I may have missed most of the debate, but I did manage to catch the pre-debate festivities. What a horror show. Everybody knew exactly what Donald Trump wanted, and they gave it to him anyway. I flipped over to CNN and Brianna Keilar was interviewing Trump in his plane and letting him walk all over her. She throws him a softball about Fox so that Trump has an opportunity to announce that “someone” at Fox called to apologize to him. She asks him about his past support for abortion and he baldly changes the subject, basically daring Keilar to try to get an answer out of him—so she shrugs and moves on. I switch to MSNBC and they’re split-screening with the Trump event. Switch back to CNN and now they’re split-screening too.
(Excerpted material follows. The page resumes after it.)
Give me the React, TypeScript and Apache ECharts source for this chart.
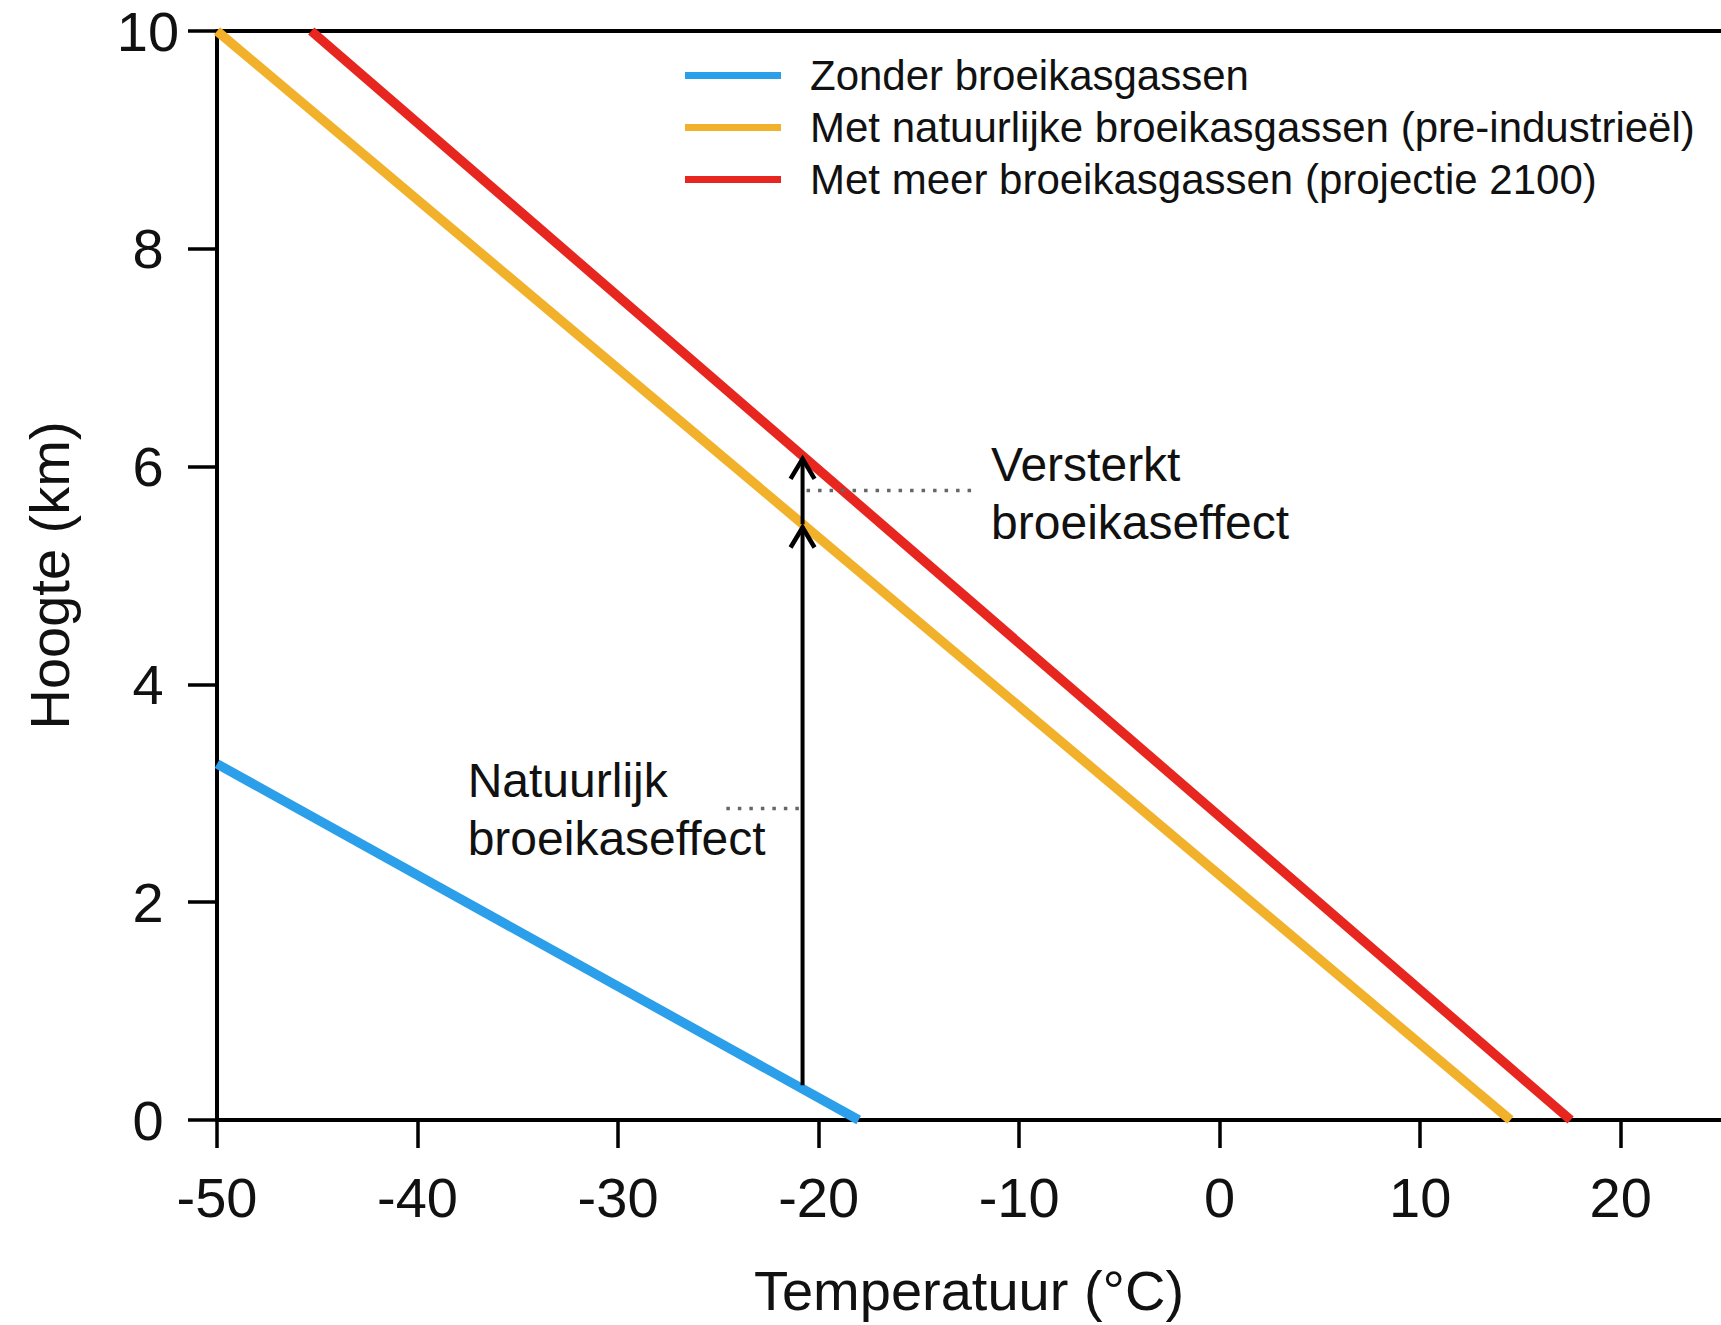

Switch to Fox and the very first question of the debate is, “Senator Cruz, do you have any zingers about Donald Trump you’d like to share with us?”

Curtis Houck informs us that the network evening news shows spent 10 minutes on the Trump boycott and less than two minutes on the actual debate. ABC News tells us that Trump was mentioned 11 times in the first 30 minutes of the debate. For the past two days Trump’s boycott has been practically all anyone could talk about.

I know, I know: he’s the frontrunner, we have to cover him, yada yada yada. But there’s something pathological going on here. It’s as if the press corps is a bunch of eight-year-olds tugging on daddy’s arm begging for his approval. Trump refuses to answer any of their questions, but they don’t press him because he might get mad and stop talking to them. He lies to their faces and they just move on. He puts on an obviously fake “veterans” event designed to show that he’s the alpha chimp, and everyone rushes to cover it.

What the hell is going on? Seriously. What does everyone find so damn fascinating about the guy?